Мы провели с ним весь вечер в разговорах о прошлом, и я с удовольствием слушал его интересные рассказы о старом кавалерийском быте. По рассказам Браткэ, пребывание его солдатом в нижегородцах было для него не очень трудно, так как все знали его историю и то, что, в сущности, он пострадал, защищая полковую честь. Явившись после разжалования в Нижегородский полк, где он должен был начать службу рядовым драгуном, фон Браткэ прежде всего представился эскадронному вахмистру, старому служаке, ветерану турецкой кампании. Вахмистр, окинув его опытным взглядом, сразу понял, с кем имеет дело:

? Вы из разжалованных, как я понимаю?

? Так точно!

? За что?

? За проскуровскую историю, быть может, слышали?

? Ещё бы, ещё бы, слышал, сочувствую и одобряю, ? протянул руку вахмистр и тут же пригласил к себе вспрыснуть прибытие в полк.

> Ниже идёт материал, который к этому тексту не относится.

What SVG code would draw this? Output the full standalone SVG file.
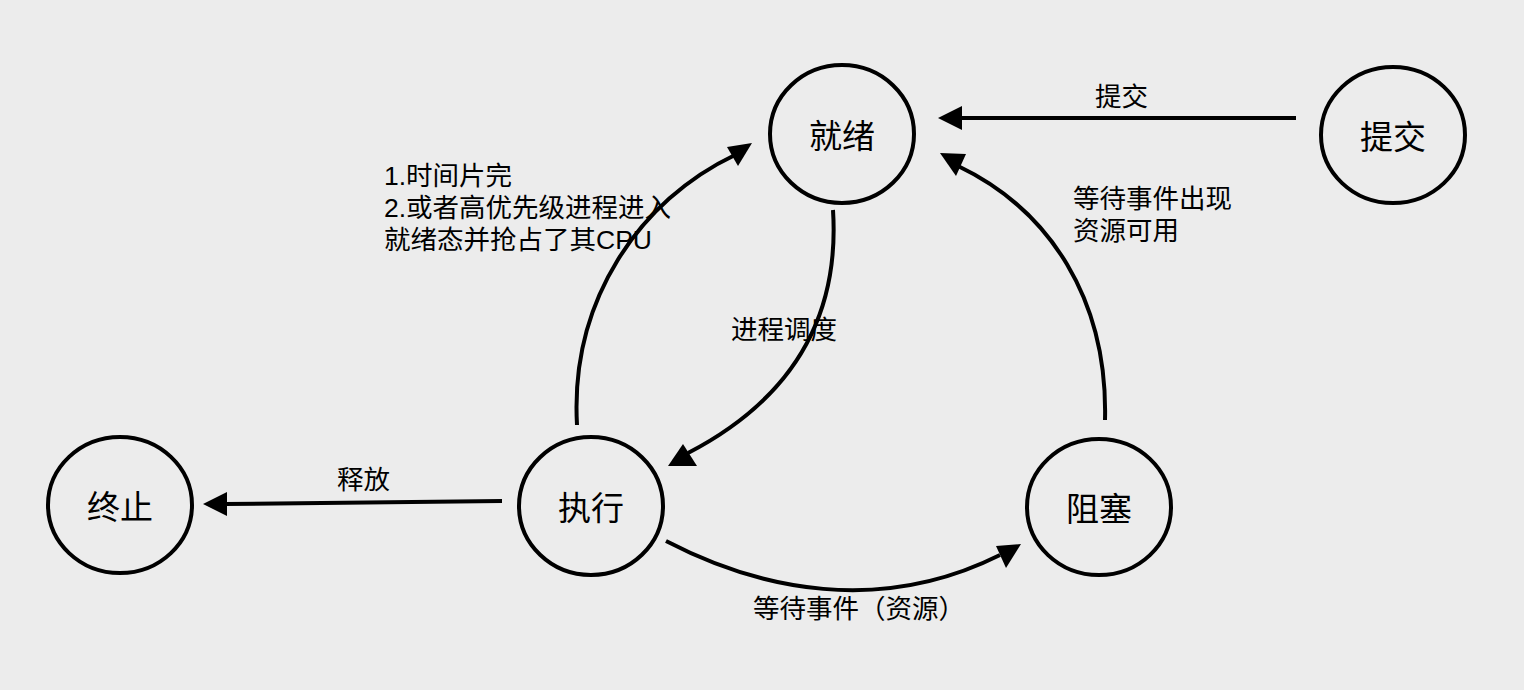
<svg xmlns="http://www.w3.org/2000/svg" width="1524" height="690" viewBox="0 0 1524 690">
<defs>
<style>
.node{fill:none;stroke:#000;stroke-width:4}
.nt{font-family:"Liberation Sans","Noto Sans CJK SC",sans-serif;font-size:33px;fill:#000;text-anchor:middle;dominant-baseline:central}
.lbl{font-family:"Liberation Sans","Noto Sans CJK SC",sans-serif;font-size:26.5px;fill:#000}
.edge{fill:none;stroke:#000;stroke-width:4}
</style>
</defs>
<rect width="1524" height="690" fill="#ececec"/>
<g id="ready"><ellipse class="node" cx="842" cy="134" rx="72" ry="69"/><text class="nt" x="842" y="136">就绪</text></g>
<g id="submit"><ellipse class="node" cx="1393" cy="135" rx="72" ry="68"/><text class="nt" x="1393" y="137">提交</text></g>
<g id="run"><ellipse class="node" cx="591" cy="506" rx="72" ry="69"/><text class="nt" x="591" y="508">执行</text></g>
<g id="term"><ellipse class="node" cx="120" cy="505" rx="72" ry="68"/><text class="nt" x="120" y="507">终止</text></g>
<g id="block"><ellipse class="node" cx="1099" cy="507" rx="72" ry="68"/><text class="nt" x="1099" y="509">阻塞</text></g>
<g id="connectors">
<line class="edge" x1="1296" y1="118" x2="960" y2="118"/>
<path d="M938,118 L962,106 L962,130 Z"/>
<path class="edge" d="M1105,420 C1108,300 1050,210 958,166"/>
<path d="M940,153 L966,154 L956,176 Z"/>
<path class="edge" d="M833,210 C840,320 790,400 688,453"/>
<path d="M668,466 L683,444 L697,466 Z"/>
<path class="edge" d="M577,425 C570,300 640,200 735,155"/>
<path d="M752,143 L738,166 L727,147 Z"/>
<line class="edge" x1="502" y1="501" x2="225" y2="504"/>
<path d="M203,504 L227,492 L227,516 Z"/>
<path class="edge" d="M666,541 C760,590 880,615 1000,555"/>
<path d="M1021,544 L1006,568 L996,546 Z"/>
</g>
<g id="labels">
<text class="lbl" x="1095" y="106">提交</text>
<text class="lbl" x="384" y="185">1.时间片完</text>
<text class="lbl" x="384" y="217">2.或者高优先级进程进入</text>
<text class="lbl" x="384" y="249">就绪态并抢占了其CPU</text>
<text class="lbl" x="1073" y="208">等待事件出现</text>
<text class="lbl" x="1073" y="240">资源可用</text>
<text class="lbl" x="731" y="339">进程调度</text>
<text class="lbl" x="337" y="489">释放</text>
<text class="lbl" x="753" y="618">等待事件（资源）</text>
</g>
</svg>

Теперь славный в анналах кавалерии ротмистр фон Браткэ оказался в далёком Байбурте потому, что был здесь проездом по делам службы, так как командовал в соседнем Испире конным отрядом. Утром, одевшись в служебную форму, я отправился к месту своей новой службы являться по начальству. Управление Байбуртским округом помещалось в большом деревянном доме чисто турецкой постройки, со множеством бесполезных лестниц, переходов и тупичков. Начальником округа оказался тот самый маленький генерал на жёлтой подкладке, которого мы встретили на мосту, въезжая в город. Звали его генерал-лейтенант Левенгоф, был он бывший гвардеец, конный гренадер, милый, воспитанный старик и рыцарь. Он вышел в отставку, будучи командиром казачьего Забайкальского полка и потому носил его мундир. Вчерашний спутник генерала был тоже мой новый сослуживец поручик Юрий Владимирович Голенищев-Кутузов ? призванный на службу из запаса правовед. Кроме них, в управлении был ещё и третий офицер ? поручик грузин Рчеулов. Остальные сослуживцы по округу являлись военными чиновниками всех рангов и калибров.